#### Requirements:
Write out each line exactly as given. Leave the pictures out of your copy.

#### Given material:
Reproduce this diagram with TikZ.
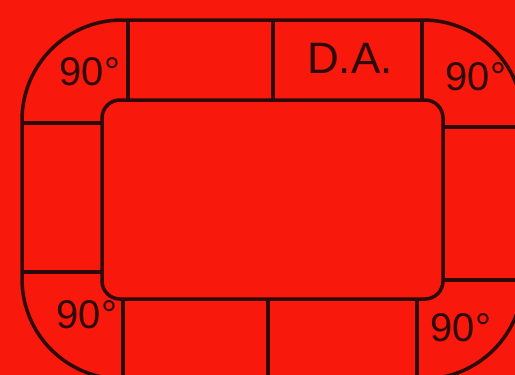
\documentclass[tikz,border=0pt]{standalone}
\usepackage{fontspec}
\setmainfont{Liberation Sans}
\definecolor{bgred}{RGB}{248,24,12}
\definecolor{ink}{RGB}{45,10,8}
\tikzset{
  track/.style = {draw = ink, line width = 3.5pt, line join = round},
  lbl/.style   = {text = ink, inner sep = 0pt, font = \fontsize{40}{40}\selectfont},
  biglbl/.style = {lbl, font = \fontsize{44}{44}\selectfont}
}
\begin{document}
\begin{tikzpicture}[x = 1pt, y = -1pt]
    \useasboundingbox (0,0) rectangle (515,375);
    \fill [bgred] (0,0) rectangle (515,375);
    \clip (0,0) rectangle (515,375);
    % outer and inner ring
    \draw [track, rounded corners = 100pt] (22,20) rectangle (523,379);
    \draw [track, rounded corners = 18pt] (102,100) rectangle (443,299);
    % top cells
    \draw [track] (128,20) -- (128,100);
    \draw [track] (273,20) -- (273,100);
    \draw [track] (422,20) -- (422,100);
    % left and right cells
    \draw [track] (22,123) -- (102,123);
    \draw [track] (22,272) -- (102,272);
    \draw [track] (443,127) -- (523,127);
    \draw [track] (443,280) -- (523,280);
    % bottom cells
    \draw [track] (123,299) -- (123,379);
    \draw [track] (268,299) -- (268,379);
    \draw [track] (417,299) -- (417,379);
    % labels
    \node [lbl] (tl) at (90,72) {90°};
    \node [biglbl] (da) at (350,58) {D.A.};
    \node [lbl] (tr) at (476,77) {90°};
    \node [lbl] (bl) at (87,315) {90°};
    \node [lbl] (br) at (461,328) {90°};
\end{tikzpicture}
\end{document}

#### Response to this task:
Reproduce this diagram with TikZ.
\documentclass[tikz,border=0pt]{standalone}
\usepackage{fontspec}
\setmainfont{Liberation Sans}
\definecolor{bgred}{RGB}{248,24,12}
\definecolor{ink}{RGB}{45,10,8}
\tikzset{
  track/.style = {draw = ink, line width = 3.5pt, line join = round},
  lbl/.style   = {text = ink, inner sep = 0pt, font = \fontsize{40}{40}\selectfont},
  biglbl/.style = {lbl, font = \fontsize{44}{44}\selectfont}
}
\begin{document}
\begin{tikzpicture}[x = 1pt, y = -1pt]
    \useasboundingbox (0,0) rectangle (515,375);
    \fill [bgred] (0,0) rectangle (515,375);
    \clip (0,0) rectangle (515,375);
    % outer and inner ring
    \draw [track, rounded corners = 100pt] (22,20) rectangle (523,379);
    \draw [track, rounded corners = 18pt] (102,100) rectangle (443,299);
    % top cells
    \draw [track] (128,20) -- (128,100);
    \draw [track] (273,20) -- (273,100);
    \draw [track] (422,20) -- (422,100);
    % left and right cells
    \draw [track] (22,123) -- (102,123);
    \draw [track] (22,272) -- (102,272);
    \draw [track] (443,127) -- (523,127);
    \draw [track] (443,280) -- (523,280);
    % bottom cells
    \draw [track] (123,299) -- (123,379);
    \draw [track] (268,299) -- (268,379);
    \draw [track] (417,299) -- (417,379);
    % labels
    \node [lbl] (tl) at (90,72) {90°};
    \node [biglbl] (da) at (350,58) {D.A.};
    \node [lbl] (tr) at (476,77) {90°};
    \node [lbl] (bl) at (87,315) {90°};
    \node [lbl] (br) at (461,328) {90°};
\end{tikzpicture}
\end{document}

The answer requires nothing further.